The FDA has prohibited ear candle manufacturers or practitioners from advertising that ear cleaning candles can cure ear aches, sinus infections, tinnitus, headaches, vertigo or other health problems. In 2010 the FDA notified consumers and healthcare providers of its warning not to use ear candles as they can cause serious injuries, even when used according to the manufacturer’s directions.
Their postings cite concerns about the advertised claims by alternative medicine and ear candle manufacturers that a burning ear candle draws ear wax, “impurities” or “toxins” out of the ear canal. They also cite concerns about other claims for ear candles that include relief from sinus and ear infections, headache and earache, as well as improved hearing, “blood purification,” improvements in brain function, and cure cancer.
While the FDA has received reports of burns, perforated eardrums and blockage of the ear canal that required outpatient surgery from the use of ear candles, they have found no valid scientific evidence to support the safety or effectiveness of these devices for any medical claims or benefits.
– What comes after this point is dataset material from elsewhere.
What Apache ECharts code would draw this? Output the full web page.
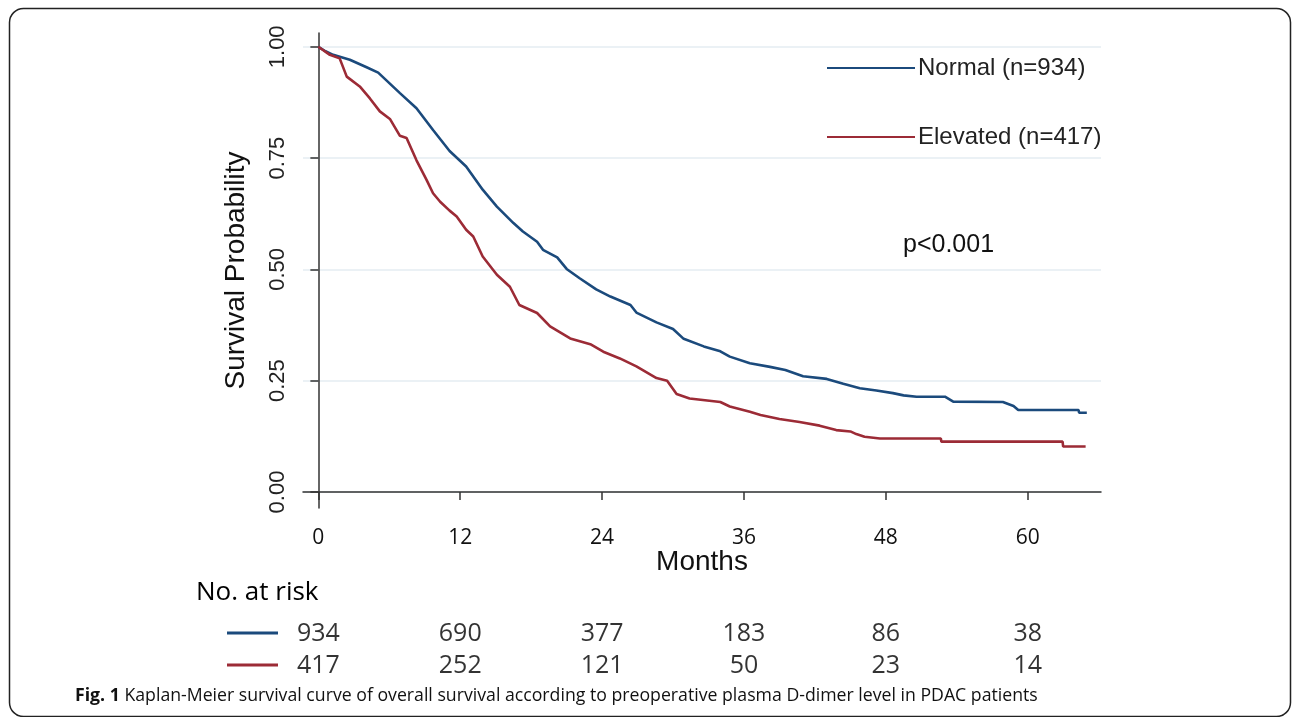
<!DOCTYPE html>
<html>
<head>
<meta charset="utf-8">
<script src="https://cdn.jsdelivr.net/npm/echarts@6/dist/echarts.min.js"></script>
<style>
html,body{margin:0;padding:0;background:#fff;}
#chart{width:1292px;height:717px;}
</style>
</head>
<body>
<div id="chart"></div>
<script>
// ---- data ----
const tickMonths = [0, 12, 24, 36, 48, 60];
const yTicks = [0, 0.25, 0.5, 0.75, 1];

const normalMonths = [0, 0.6, 1.25, 2.66, 4.08, 5.06, 6.9, 8.3, 9.7, 11.1, 12.5, 13.9, 15.1, 16.5, 17.3, 18.5, 19.0, 20.2, 21.0, 22.1, 23.5, 24.7, 26.4, 26.9, 28.6, 30.0, 30.9, 32.6, 34.0, 34.8, 36.5, 38.2, 39.5, 41.0, 43.0, 44.4, 45.8, 47.2, 48.6, 49.5, 50.6, 53.0, 53.7, 57.9, 58.8, 59.2, 64.3, 64.35, 65.0];
const normalSurv   = [1.000, 0.990, 0.982, 0.971, 0.954, 0.942, 0.896, 0.862, 0.813, 0.766, 0.731, 0.679, 0.641, 0.604, 0.585, 0.562, 0.544, 0.527, 0.501, 0.480, 0.455, 0.439, 0.420, 0.403, 0.381, 0.366, 0.344, 0.327, 0.316, 0.304, 0.289, 0.281, 0.274, 0.260, 0.254, 0.243, 0.233, 0.228, 0.222, 0.217, 0.214, 0.214, 0.203, 0.202, 0.193, 0.184, 0.184, 0.178, 0.178];

const elevatedMonths = [0, 0.97, 1.8, 2.4, 3.5, 4.36, 5.2, 6.05, 6.9, 7.46, 8.3, 9.15, 9.7, 10.3, 11.1, 11.7, 12.5, 13.1, 13.9, 15.1, 16.2, 17.0, 18.5, 19.6, 21.3, 23.0, 24.1, 25.5, 26.9, 28.6, 29.5, 30.3, 31.4, 34.0, 34.8, 36.5, 37.4, 39.0, 40.7, 42.4, 43.8, 45.0, 45.5, 46.2, 47.5, 52.65, 52.7, 62.95, 63.0, 64.9];
const elevatedSurv   = [1.000, 0.982, 0.974, 0.933, 0.911, 0.884, 0.855, 0.838, 0.800, 0.795, 0.745, 0.701, 0.671, 0.652, 0.632, 0.619, 0.589, 0.574, 0.529, 0.488, 0.461, 0.420, 0.402, 0.372, 0.345, 0.332, 0.315, 0.300, 0.282, 0.256, 0.250, 0.220, 0.210, 0.202, 0.192, 0.180, 0.173, 0.164, 0.157, 0.149, 0.139, 0.136, 0.130, 0.124, 0.120, 0.120, 0.113, 0.113, 0.102, 0.102];

const riskNormal   = [934, 690, 377, 183, 86, 38];
const riskElevated = [417, 252, 121, 50, 23, 14];

const seriesNames = ['Normal (n=934)', 'Elevated (n=417)'];
const pValueText = 'p<0.001';
const xName = 'Months';
const yName = 'Survival Probability';
const riskTitle = 'No. at risk';
const captionBold = 'Fig. 1';
const captionText = ' Kaplan-Meier survival curve of overall survival according to preoperative plasma D-dimer level in PDAC patients';

// ---- build ----
const BLUE = '#1b4a7c';
const RED = '#9c2b36';
const ARIAL = '"Liberation Sans", Arial, sans-serif';
const MYRIAD = '"Open Sans", "Noto Sans", sans-serif';

const pairs = (xs, ys) => xs.map((x, i) => [x, ys[i]]);
const riskData = [];
tickMonths.forEach((m, i) => {
  riskData.push([m, 0.5, riskNormal[i]]);
  riskData.push([m, 1.5, riskElevated[i]]);
});

const chart = echarts.init(document.getElementById('chart'), null, {renderer: 'canvas'});
chart.setOption({
  animation: false,
  backgroundColor: '#fff',
  grid: [
    {left: 303, right: 191, top: 33, bottom: 209, containLabel: false},
    {left: 303, right: 191, top: 618, height: 64, containLabel: false}
  ],
  xAxis: [{
    type: 'value', gridIndex: 0, min: -1.3, max: 66.2,
    name: xName, nameLocation: 'middle', nameGap: 40, nameMoveOverlap: false,
    nameTextStyle: {fontFamily: ARIAL, fontSize: 28, color: '#111'},
    axisLine: {show: true, lineStyle: {color: '#333', width: 1.5}},
    axisTick: {show: true, length: 8, lineStyle: {color: '#333', width: 1.5}, customValues: tickMonths},
    axisLabel: {customValues: tickMonths, margin: 20, fontFamily: MYRIAD, fontSize: 21, color: '#111'},
    splitLine: {show: false}
  }, {
    type: 'value', gridIndex: 1, min: -1.3, max: 66.2, show: false
  }],
  yAxis: [{
    type: 'value', gridIndex: 0, min: -0.036, max: 1.031,
    name: yName, nameLocation: 'middle', nameGap: 53,
    nameTextStyle: {fontFamily: ARIAL, fontSize: 28, color: '#111'},
    axisLine: {show: true, lineStyle: {color: '#333', width: 1.5}},
    axisTick: {show: true, length: 8, lineStyle: {color: '#333', width: 1.5}, customValues: yTicks},
    axisLabel: {customValues: yTicks, rotate: 90, margin: 14, fontFamily: ARIAL, fontSize: 22, color: '#222',
      formatter: v => v.toFixed(2)},
    splitLine: {show: true, lineStyle: {color: '#e4edf2', width: 1.5}}
  }, {
    type: 'value', gridIndex: 1, min: 0, max: 2, inverse: true, show: false
  }],
  legend: {
    orient: 'vertical', left: 827, top: 56, padding: 0,
    itemWidth: 88, itemHeight: 2, itemGap: 45, icon: 'rect',
    data: seriesNames,
    textStyle: {fontFamily: ARIAL, fontSize: 24, color: '#222', padding: [0, 0, 0, -2]}
  },
  series: [{
    name: seriesNames[0], type: 'line', xAxisIndex: 0, yAxisIndex: 0,
    data: pairs(normalMonths, normalSurv), showSymbol: false, symbol: 'none',
    lineStyle: {color: BLUE, width: 2.6}, itemStyle: {color: BLUE}
  }, {
    name: seriesNames[1], type: 'line', xAxisIndex: 0, yAxisIndex: 0,
    data: pairs(elevatedMonths, elevatedSurv), showSymbol: false, symbol: 'none',
    lineStyle: {color: RED, width: 2.6}, itemStyle: {color: RED}
  }, {
    name: 'risk', type: 'scatter', xAxisIndex: 1, yAxisIndex: 1,
    data: riskData, symbolSize: 1, itemStyle: {color: 'rgba(0,0,0,0)'},
    label: {show: true, position: 'inside', formatter: p => String(p.value[2]),
      fontFamily: MYRIAD, fontSize: 25, color: '#000'},
    silent: true
  }],
  graphic: [
    {type: 'rect', shape: {x: 9.5, y: 8.5, width: 1281, height: 708, r: 14},
     style: {fill: 'none', stroke: '#222', lineWidth: 1.5}, silent: true},
    {type: 'text', left: 903, top: 233, style: {text: pValueText, fontFamily: ARIAL, fontSize: 25, fill: '#111'}},
    {type: 'text', left: 196, top: 580, style: {text: riskTitle, fontFamily: MYRIAD, fontSize: 26, fill: '#000'}},
    {type: 'line', shape: {x1: 227, y1: 633, x2: 278, y2: 633}, style: {stroke: BLUE, lineWidth: 3}},
    {type: 'line', shape: {x1: 227, y1: 665, x2: 278, y2: 665}, style: {stroke: RED, lineWidth: 3}},
    {type: 'text', left: 75, top: 687, style: {
      text: '{b|' + captionBold + '}{n|' + captionText + '}',
      rich: {
        b: {fontFamily: MYRIAD, fontSize: 17.7, fontWeight: 'bold', fill: '#111'},
        n: {fontFamily: MYRIAD, fontSize: 17.7, fill: '#111'}
      }
    }}
  ]
});
</script>
</body>
</html>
To make matters even worse, some ear candles are being advertised for use with children. According to the FDA warning, children of any age, including babies, are likely at increased risk for injuries and complications if they are exposed to ear candles. Small children and infants may move during the use of the device, increasing the likelihood of wax burns and ear candle wax plugging up the ear canal. Also, their smaller ear canal size may make children more susceptible than adults to injuries.
What Do Professionals & Researchers Think?
As one might imagine, professionals are totally skeptical about this procedure. There are a few research studies on this topic. One published in Laryngoscope (Seely et al, 1996) denies that any vacuum effect takes place as a result of lighting an ear wax candle, and that ear candling is more likely to result in wax deposits dripping into the ear.
In their study, tympanometric measurements in an ear canal model demonstrated that ear candles do not produce negative pressure. Their limited clinical trial (eight ears) showed no removal of cerumen from the external auditory canal. Candle wax was actually deposited in some of the subjects.
A survey of 122 otolaryngologists identified 21 ear injuries resulting from ear candle use. Their conclusion was that ear candles have no benefit in the management of cerumen and may result in serious injury. Ernst (2004) in an article from the UK indicates ear candling as a “triumph of ignorance over science.”